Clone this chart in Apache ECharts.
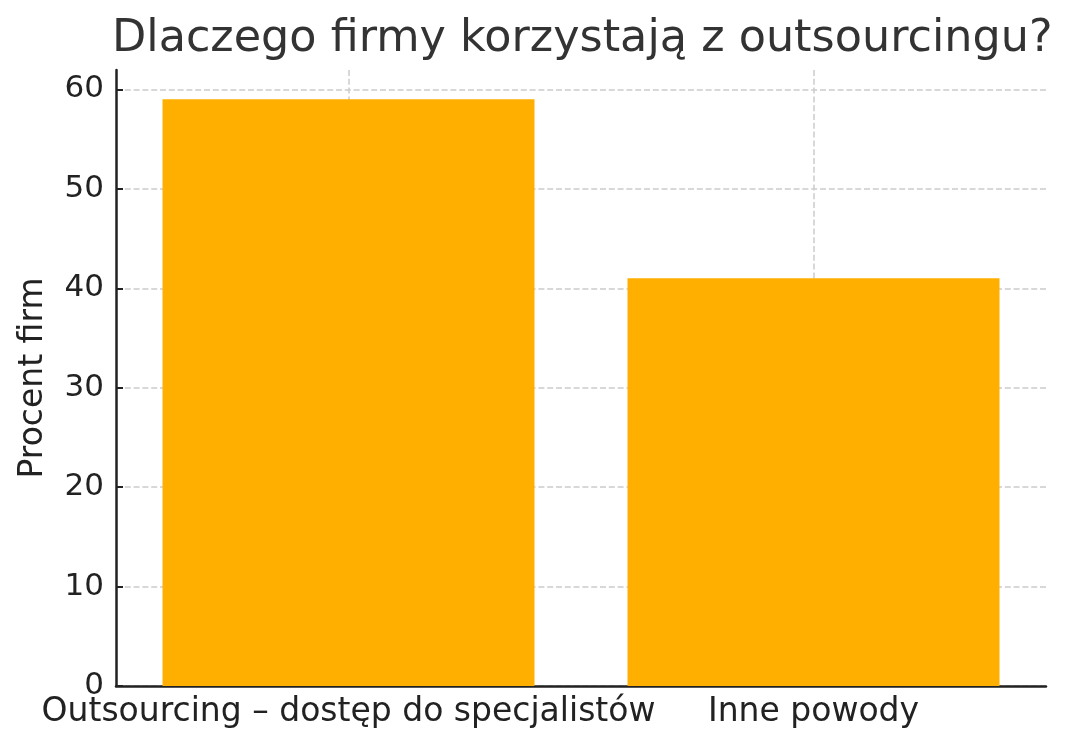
<!DOCTYPE html>
<html>
<head>
<meta charset="utf-8">
<script src="https://cdn.jsdelivr.net/npm/echarts@6/dist/echarts.min.js"></script>
<style>html,body{margin:0;padding:0;background:#fff}#c{width:1071px;height:750px}</style>
</head>
<body>
<div id="c"></div>
<script>
const categories = ['Outsourcing – dostęp do specjalistów', 'Inne powody'];
const values = [59, 41];
const yTicks = [0, 10, 20, 30, 40, 50, 60];
const titleText = 'Dlaczego firmy korzystają z outsourcingu?';
const yName = 'Procent firm';

const chart = echarts.init(document.getElementById('c'));
const font = 'DejaVu Sans';
const gridStyle = { color: '#cccccc', type: [6, 2.8], width: 1.5 };
chart.setOption({
  animation: false,
  backgroundColor: '#fff',
  title: {
    text: titleText,
    left: 107, top: 12,
    textStyle: { fontFamily: font, fontSize: 44.5, fontWeight: 'normal', color: '#333' }
  },
  grid: { left: 116, right: 25, top: 70, bottom: 64, containLabel: false, outerBoundsMode: 'none' },
  xAxis: {
    type: 'category',
    data: categories,
    axisLine: { lineStyle: { color: '#222', width: 2.5 } },
    axisTick: { alignWithLabel: true, inside: true, length: 7, lineStyle: { color: '#222', width: 2 } },
    axisLabel: { fontFamily: font, fontSize: 33, color: '#222', margin: 10, interval: 0 },
    splitLine: { show: true, alignWithLabel: true, lineStyle: gridStyle }
  },
  yAxis: {
    type: 'value',
    min: 0, max: 61.95, interval: 10,
    name: yName,
    nameLocation: 'middle',
    nameGap: 66,
    nameTextStyle: { fontFamily: font, fontSize: 33, color: '#222' },
    axisLine: { show: true, lineStyle: { color: '#222', width: 2.5 } },
    axisTick: { show: true, inside: true, length: 7, lineStyle: { color: '#222', width: 2 } },
    axisLabel: {
      fontFamily: font, fontSize: 31, color: '#222', margin: 12,
      showMaxLabel: false,
      formatter: v => (yTicks.indexOf(v) >= 0 ? String(v) : '')
    },
    splitLine: { show: true, showMaxLine: false, lineStyle: gridStyle }
  },
  series: [{
    type: 'bar',
    data: values,
    barWidth: '80%',
    itemStyle: { color: '#FFAF00' }
  }]
});
</script>
</body>
</html>
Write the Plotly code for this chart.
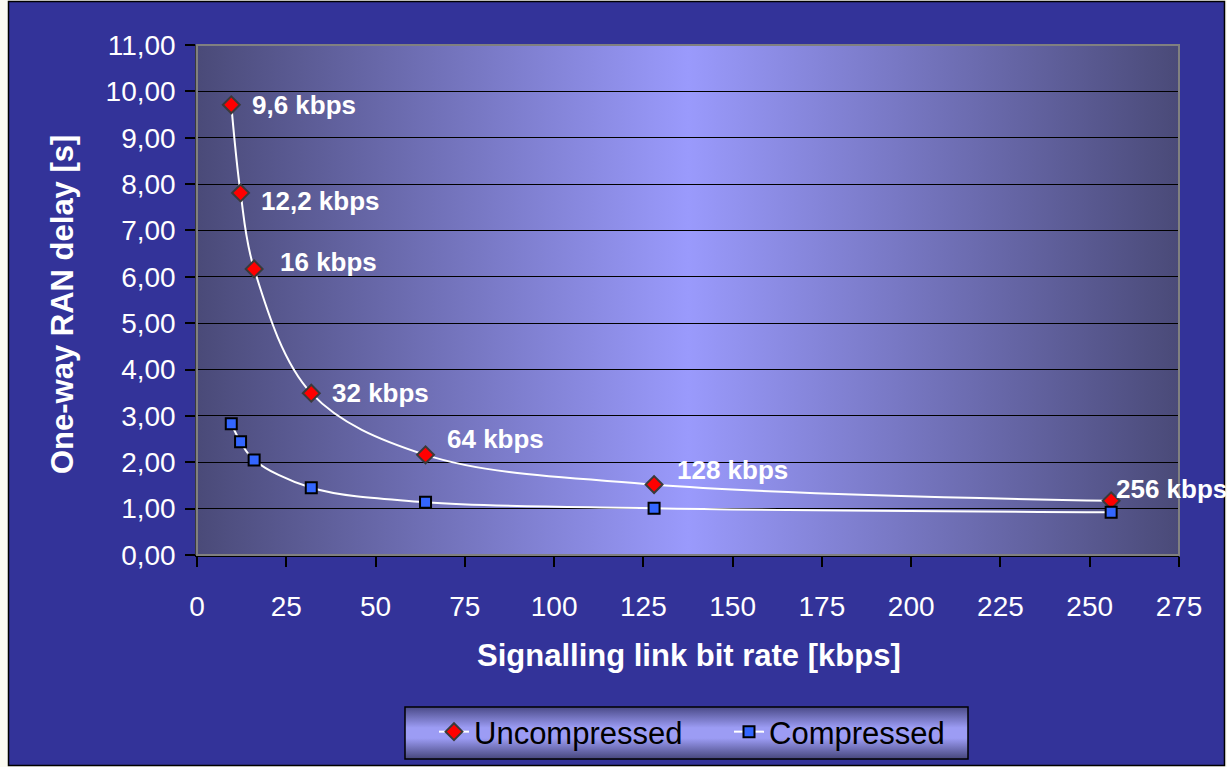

- EXERCISE DETAILS: Transcribe the opening line of the listing above, please, and every line after it through the line with "const yName = 'Procent firm';", word for word, without pictures.

- ANSWER FOR THE TASK:
Clone this chart in Apache ECharts.
<!DOCTYPE html>
<html>
<head>
<meta charset="utf-8">
<script src="https://cdn.jsdelivr.net/npm/echarts@6/dist/echarts.min.js"></script>
<style>html,body{margin:0;padding:0;background:#fff}#c{width:1071px;height:750px}</style>
</head>
<body>
<div id="c"></div>
<script>
const categories = ['Outsourcing – dostęp do specjalistów', 'Inne powody'];
const values = [59, 41];
const yTicks = [0, 10, 20, 30, 40, 50, 60];
const titleText = 'Dlaczego firmy korzystają z outsourcingu?';
const yName = 'Procent firm';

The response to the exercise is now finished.